For years, Call of Duty has been the standard-bearer for Activision. Each of the last five editions of the annual series have generated more than $1 billion in sales. Over the franchise's 11-year lifespan, consumers have spent more than $10 billion buying more than 175 million Call of Duty games.


One concern for Call of Duty: Advanced Warfare ($60-up, for ages 17-up) is that franchise fatigue has set in. Some analysts forecast sales declines of 10% to 40%, compared to last year's Call of Duty: Ghosts.


Another worry: Some consumers have yet to upgrade to the latest game systems, the PS4 and Xbox One, both released in November 2013. 'They aren't necessarily in a software-buying mood,' says Piper Jaffray analyst Michael Olson.


Regardless, Wedbush Securities analyst Michael Pachter expects Advanced Warfare to sell about 21 million copies. 'This year's game looks phenomenal, and there is a lot less competition, so I think it will sell more than last year,' he says.

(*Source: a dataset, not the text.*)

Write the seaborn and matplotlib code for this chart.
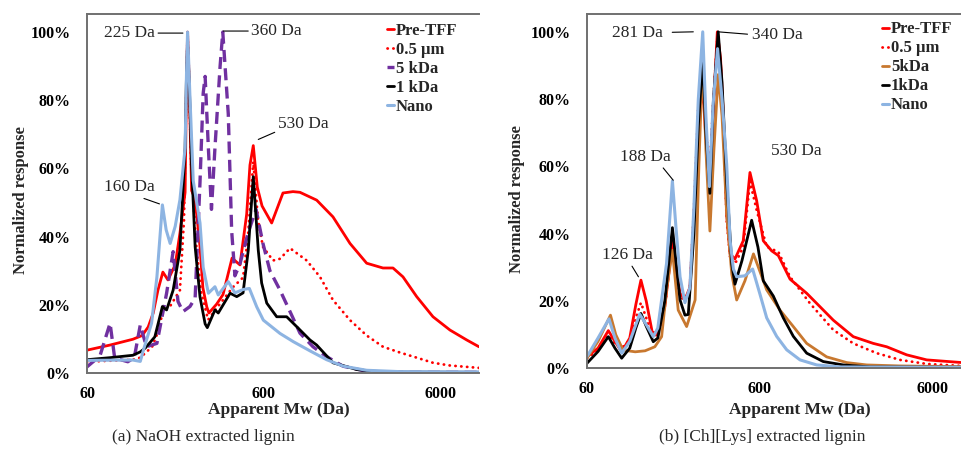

A scene from the video game 'Call of Duty: Advanced Warfare,' out Nov. 3.(Photo: Activision)


The recent $50 price reduction in the Xbox One (to $349 from Nov. 2-Jan. 3, 2015), 'helps a lot,' he says.


This is the first time that the game's developer, Sledgehammer Games, has taken the lead on a Call of Duty game, but it assisted on 2011's Call of Duty: Modern Warfare 3. 'It's an honor, but there's some pressure there to deliver something great,' says co-founder and Studio Head of Development Michael Condrey. 'Call of Duty has the best fans in the industry. They are very vocal and very passionate and they demand excellence.'


Sledgehammer decided to set the game 40 years in the future with the U.S. fighting not only a global terrorist group, but also a private military corporation - a Blackwater on steroids - led by hawkish CEO Jonathan Irons (Kevin Spacey).


The developers consulted with R&D experts for the military technology, allowing for sci-fi touches that include a body-fitting exoskeleton that gives the soldiers near-superpowers and the ability to fly through the air with a boost jump.


'We've really tried to put the player in some epic moments,' Condrey says.